In each case, the alleged rapists were members of a minority group; in India, the accused was an illegal Bangladeshi immigrant and in the United States, an African-American. In both cases, social tensions were running high; in India, there has been a recent proposed ban on Bangladeshi immigrants entering the country, in the United States, this was during the time of Jim Crow. In both cases, these mob scenes were motivated by an alleged violent act towards a woman. According to a recent Thomson Reuters Foundation poll of the G20, the United States ranks in sixth place as the best place to be a woman (primarily due to polarized views on affordable healthcare and reproductive rights), while India comes in dead last. Ironically, news coverage of the mob behavior in India was focused not on the unjust death of the alleged rapist, but rather on the groundswell among India’s young people to stop violence towards women. While I believe it is critical that India seize any opportunity to highlight the massive injustice perpetrated upon its female population, I do not believe it is appropriate to allow a mob mentality to shape that reform.

This brings me to what truly puzzles me – the justification of torture and killing in the name of truth and justice.

Whether or not these men were guilty is not the point, but rather that hatred ruled the day fueled by righteous indignation.

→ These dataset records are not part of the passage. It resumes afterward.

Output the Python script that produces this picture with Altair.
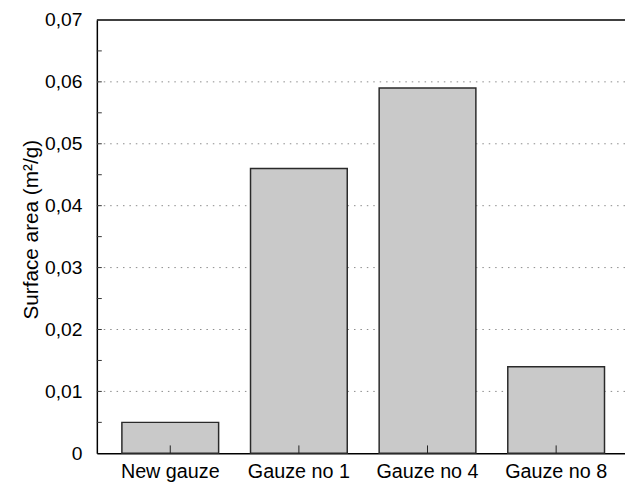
import altair as alt
import pandas as pd

categories = ["New gauze", "Gauze no 1", "Gauze no 4", "Gauze no 8"]
values = [0.005, 0.046, 0.059, 0.014]
grid_values = [0.01, 0.02, 0.03, 0.04, 0.05, 0.06]
label_values = [0, 0.01, 0.02, 0.03, 0.04, 0.05, 0.06, 0.07]
minor_ticks = [0.005, 0.01, 0.015, 0.02, 0.025, 0.03, 0.035, 0.04, 0.045,
               0.05, 0.055, 0.06, 0.065]
y_max = 0.07
y_title = "Surface area (m²/g)"

W, H = 535, 439
FONT = "Liberation Sans"

df = pd.DataFrame({"cat": categories, "val": values})
ticks_df = pd.DataFrame({"t": minor_ticks})
top_df = pd.DataFrame({"t": [y_max]})

x_scale = alt.Scale(domain=categories, paddingInner=0.248, paddingOuter=0.177, align=0.55)
y_scale = alt.Scale(domain=[0, y_max], nice=False, zero=True)

bars = alt.Chart(df).mark_bar(
    fill="#c9c9c9", stroke="#2a2a2a", strokeWidth=1.5
).encode(
    x=alt.X("cat:N", scale=x_scale, sort=categories,
            axis=alt.Axis(title=None, labelAngle=0, ticks=False, tickSize=0,
                          labelPadding=8, labelFont=FONT, labelFontSize=20,
                          labelColor="black", domainColor="black",
                          domainWidth=1.5, grid=False)),
    y=alt.Y("val:Q", scale=y_scale,
            axis=alt.Axis(title=y_title, values=label_values,
                          labelExpr="datum.value == 0 ? '0' : replace(format(datum.value, '.2f'), '.', ',')",
                          ticks=False, tickSize=0, labelPadding=15,
                          labelFont=FONT, labelFontSize=19.5, labelColor="black",
                          titleFont=FONT, titleFontSize=21, titleFontWeight="normal",
                          titleColor="black", titleX=-66, titleY=212,
                          titleBaseline="middle", titleAngle=270,
                          domainColor="black", domainWidth=1.5,
                          grid=False)),
)

grid = alt.Chart(pd.DataFrame({"g": grid_values})).mark_rule(
    color="#8a8a8a", strokeDash=[1.5, 5], strokeWidth=1
).encode(y=alt.Y("g:Q", scale=y_scale))

minor = alt.Chart(ticks_df).mark_rule(color="#333", strokeWidth=1).encode(
    y=alt.Y("t:Q", scale=y_scale), x=alt.value(0), x2=alt.value(5)
)

xticks = alt.Chart(df).mark_rule(color="#222", strokeWidth=1).encode(
    x=alt.X("cat:N", scale=x_scale, sort=categories), y=alt.value(H), y2=alt.value(H - 8)
)

top = alt.Chart(top_df).mark_rule(color="black", strokeWidth=1.5).encode(
    y=alt.Y("t:Q", scale=y_scale), x=alt.value(0), x2=alt.value(W)
)

chart = alt.layer(grid, bars, xticks, minor, top).properties(
    width=W, height=H,
    autosize=alt.AutoSizeParams(type="none"),
    padding={"left": 90, "top": 9, "right": 0, "bottom": 30},
    background="white",
).configure_view(stroke=None)

chart.save("out.html", embed_options={"renderer": "svg", "actions": False})
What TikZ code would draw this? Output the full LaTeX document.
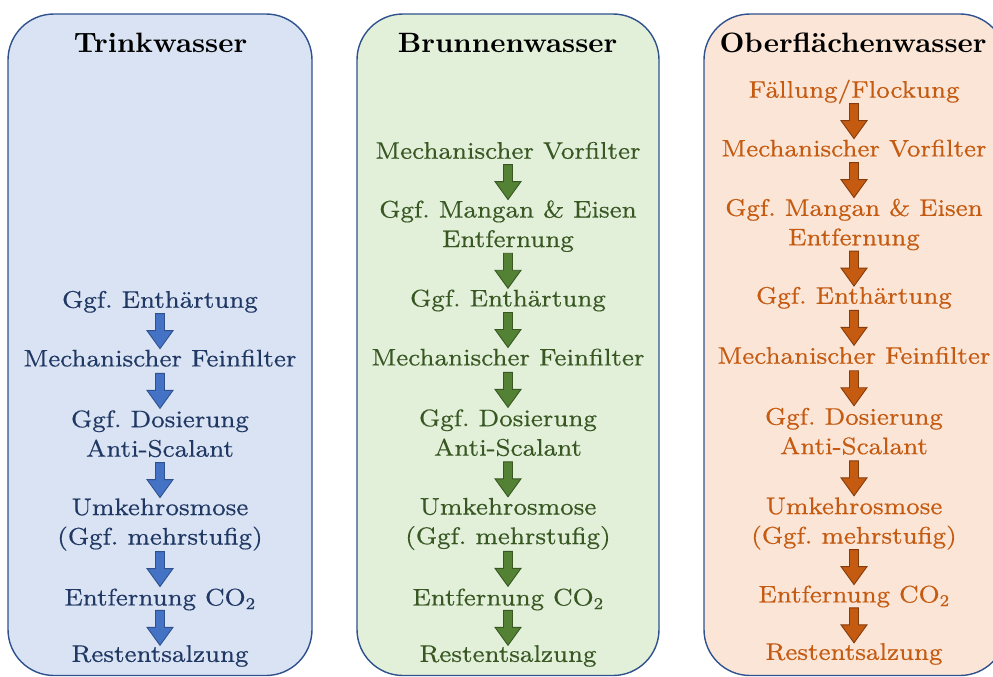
\documentclass[tikz,border=0pt]{standalone}
\usepackage{fontspec}
\newfontfamily\bodyfont{lmroman8-regular.otf}[FakeStretch=1.06, FakeBold=0.4]
\newfontfamily\headfont{lmroman10-bold.otf}[FakeStretch=1.03]
\definecolor{edge}{HTML}{2F528F}
\definecolor{fillA}{HTML}{DAE3F3}
\definecolor{fillB}{HTML}{E2F0D9}
\definecolor{fillC}{HTML}{FBE5D6}
\definecolor{textA}{HTML}{203864}
\definecolor{textB}{HTML}{385723}
\definecolor{textC}{HTML}{C55A11}
\definecolor{arrA}{HTML}{4472C4}
\definecolor{arrB}{HTML}{548235}
\definecolor{arrC}{HTML}{C55A11}
\definecolor{arrCedge}{HTML}{843C0C}
\newcommand\blockarrow[3]{%
  \path (#2.south) -- coordinate[midway] (#2-#3) (#3.north);
  \draw[#1] (#2-#3) ++(-4.5,-17.5) -- ++(9,0) -- ++(0,17) -- ++(8.5,0)
    -- ++(-13,18) -- ++(-13,-18) -- ++(8.5,0) -- cycle;}
\frenchspacing
\begin{document}
\begin{tikzpicture}[x=1pt,y=-1pt,
  panel/.style={draw=edge, line width=1.4pt, rounded corners=46pt},
  headline/.style={anchor=base, inner sep=0pt, font=\headfont\fontsize{28}{32}\selectfont, text=black},
  lbl/.style={inner sep=0pt, align=center, text depth=5pt, font=\bodyfont\fontsize{24}{29.5}\selectfont},
  lblA/.style={lbl, text=textA},
  lblB/.style={lbl, text=textB},
  lblC/.style={lbl, text=textC},
  arrowA/.style={fill=arrA, draw=edge, line width=0.9pt},
  arrowB/.style={fill=arrB, draw=textB, line width=0.9pt},
  arrowC/.style={fill=arrC, draw=arrCedge, line width=0.9pt}]
\useasboundingbox (0,0) rectangle (993,677);
\begin{scope}
\clip (0,0) rectangle (993,677);
\draw[panel, fill=fillA] (8,14) rectangle (312,675.5);
\draw[panel, fill=fillB] (357,14) rectangle (659,675.5);
\draw[panel, fill=fillC] (704,14) rectangle (1006,675.5);
\end{scope}
% titles
\node[headline] (hA) at (160.5,52.7) {Trinkwasser};
\node[headline] (hB) at (507.5,52.7) {Brunnenwasser};
\node[headline] (hC) at (853,52.7) {Oberflächenwasser};
% Trinkwasser
\node[lblA] (a1) at (160,301.8) {Ggf. Enthärtung};
\node[lblA] (a2) at (160,360.5) {Mechanischer Feinfilter};
\node[lblA] (a3) at (160,436) {Ggf. Dosierung\\Anti-Scalant};
\node[lblA] (a4) at (160,524) {Umkehrosmose\\(Ggf. mehrstufig)};
\node[lblA] (a5) at (160,599.5) {Entfernung CO\textsubscript{2}};
\node[lblA] (a6) at (160,656) {Restentsalzung};
\blockarrow{arrowA}{a1}{a2}
\blockarrow{arrowA}{a2}{a3}
\blockarrow{arrowA}{a3}{a4}
\blockarrow{arrowA}{a4}{a5}
\blockarrow{arrowA}{a5}{a6}
% Brunnenwasser
\node[lblB] (b1) at (508,152.8) {Mechanischer Vorfilter};
\node[lblB] (b2) at (508,226.2) {Ggf. Mangan \& Eisen\\Entfernung};
\node[lblB] (b3) at (508,300.5) {Ggf. Enthärtung};
\node[lblB] (b4) at (508,359.5) {Mechanischer Feinfilter};
\node[lblB] (b5) at (508,435) {Ggf. Dosierung\\Anti-Scalant};
\node[lblB] (b6) at (508,523.5) {Umkehrosmose\\(Ggf. mehrstufig)};
\node[lblB] (b7) at (508,599.5) {Entfernung CO\textsubscript{2}};
\node[lblB] (b8) at (508,656) {Restentsalzung};
\blockarrow{arrowB}{b1}{b2}
\blockarrow{arrowB}{b2}{b3}
\blockarrow{arrowB}{b3}{b4}
\blockarrow{arrowB}{b4}{b5}
\blockarrow{arrowB}{b5}{b6}
\blockarrow{arrowB}{b6}{b7}
\blockarrow{arrowB}{b7}{b8}
% Oberflaechenwasser
\node[lblC] (c1) at (854,91.2) {Fällung/Flockung};
\node[lblC] (c2) at (854,150.5) {Mechanischer Vorfilter};
\node[lblC] (c3) at (854,224.5) {Ggf. Mangan \& Eisen\\Entfernung};
\node[lblC] (c4) at (854,297.8) {Ggf. Enthärtung};
\node[lblC] (c5) at (854,357.8) {Mechanischer Feinfilter};
\node[lblC] (c6) at (854,433.5) {Ggf. Dosierung\\Anti-Scalant};
\node[lblC] (c7) at (854,523) {Umkehrosmose\\(Ggf. mehrstufig)};
\node[lblC] (c8) at (854,596.5) {Entfernung CO\textsubscript{2}};
\node[lblC] (c9) at (854,654) {Restentsalzung};
\blockarrow{arrowC}{c1}{c2}
\blockarrow{arrowC}{c2}{c3}
\blockarrow{arrowC}{c3}{c4}
\blockarrow{arrowC}{c4}{c5}
\blockarrow{arrowC}{c5}{c6}
\blockarrow{arrowC}{c6}{c7}
\blockarrow{arrowC}{c7}{c8}
\blockarrow{arrowC}{c8}{c9}
\end{tikzpicture}
\end{document}
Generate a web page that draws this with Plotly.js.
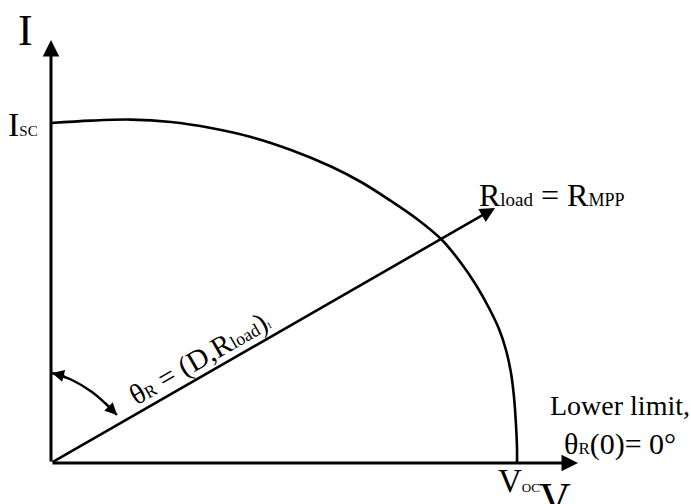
<!DOCTYPE html>
<html>
<head>
<meta charset="utf-8">
<script src="https://cdn.plot.ly/plotly-3.0.1.min.js"></script>
<style>
  html, body { margin: 0; padding: 0; background: #ffffff; }
  #chart { width: 691px; height: 504px; }
</style>
</head>
<body>
<div id="chart"></div>
<script>
// I-V characteristic of a PV source (schematic units, origin at 0,0)
const curveV = [0, 40, 80, 120, 160, 200, 240, 280, 310, 340, 366, 391, 410, 425, 438, 448, 455, 460, 463, 465, 466, 466];
const curveI = [340, 342.4, 343.4, 341, 335, 326, 313, 296.5, 281, 262, 244, 223, 200, 178, 155, 134, 113, 90, 66, 38, 15, 0];

// Load line from the origin through the maximum power point
const loadV = [0, 444];
const loadI = [0, 255];

// Angle marker between the I axis and the load line
const arcV = [1, 21, 41, 54, 66];
const arcI = [90, 83, 71, 60, 48];

// Axis extents (arrow tips)
const axisV = [0, 527];
const axisI = [0, 423];

const serif = '"Liberation Serif", "Times New Roman", Times, serif';
const ink = '#000000';

function sz(px, s) { return '<span style="font-size:' + px + 'px">' + s + '</span>'; }

const traces = [
  {
    x: curveV, y: curveI, type: 'scatter', mode: 'lines',
    line: { color: ink, width: 2.6, shape: 'spline', smoothing: 1 },
    hoverinfo: 'skip'
  },
  {
    x: arcV, y: arcI, type: 'scatter', mode: 'lines',
    line: { color: ink, width: 2.4, shape: 'spline', smoothing: 1 },
    hoverinfo: 'skip'
  }
];

function arrow(x0, y0, x1, y1, w, size) {
  return {
    x: x1, y: y1, ax: x0, ay: y0,
    xref: 'x', yref: 'y', axref: 'x', ayref: 'y',
    showarrow: true, arrowhead: 2, arrowsize: size, arrowwidth: w,
    arrowcolor: ink, text: ''
  };
}

function label(x, y, text, size, opts) {
  return Object.assign({
    x: x, y: y, xref: 'x', yref: 'y', text: text, showarrow: false,
    font: { family: serif, size: size, color: ink },
    xanchor: 'center', yanchor: 'middle'
  }, opts || {});
}

const annotations = [
  // axes
  arrow(axisV[0], axisI[0], axisV[0], axisI[1], 3, 1.1),
  arrow(axisV[0], axisI[0], axisV[1], axisI[0], 3, 1.1),
  // load line
  arrow(loadV[0], loadI[0], loadV[1], loadI[1], 2.6, 1.15),
  // angle marker heads
  arrow(arcV[0] + 14, arcI[0] - 3.5, arcV[0], arcI[0], 2.4, 1),
  arrow(arcV[4] - 10, arcI[4] + 10, arcV[4], arcI[4], 2.4, 1),

  // axis names
  label(-26, 433, 'I', 44),
  label(504, -35, 'V', 44),
  // intercepts
  label(-11, 339, 'I' + sz(15, 'SC'), 34, { xanchor: 'right' }),
  label(468, -18, 'V' + sz(13, 'OC'), 33),
  // load line label
  label(500, 268, 'R' + sz(19, 'load') + ' = R' + sz(18, 'MPP'), 32),
  label(148, 105, 'θ' + sz(17, 'R') + ' = (D,R' + sz(18, 'load') + ')' + sz(9, 'I'), 29, { textangle: -30 }),
  // lower limit note
  label(569, 58, 'Lower limit,', 28),
  label(569, 19, 'θ' + sz(17, 'R') + '(0)= 0°', 30)
];

const layout = {
  width: 691, height: 504,
  margin: { l: 0, r: 0, t: 0, b: 0, pad: 0 },
  paper_bgcolor: '#ffffff', plot_bgcolor: '#ffffff',
  font: { family: serif, color: ink },
  showlegend: false, hovermode: false,
  xaxis: { range: [-51, 640], visible: false, fixedrange: true },
  yaxis: { range: [-41, 463], visible: false, fixedrange: true },
  annotations: annotations
};

Plotly.newPlot('chart', traces, layout, { staticPlot: true, displayModeBar: false });
</script>
</body>
</html>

The court system was deemed unworthy of doling out the correct penalty or was, perhaps, considered too slow to provide a satisfying result. Instead, people decided that vigilante justice was more suitable and joined in the frenzy to witness the destruction of a fellow human being before their very eyes. Those same people – decent citizens who suddenly found themselves caught up in mob mind – must surely go on to live out their days with those horrific images forever seared in their consciousness.

Surely there were many back in the ‘30’s in Texas – and are today in that northern city of India – who wish fervently they had not joined those mobs; that they had not participated in an act that was nothing short of murder. I hope and pray this is the case. Our fight for human rights depends on it.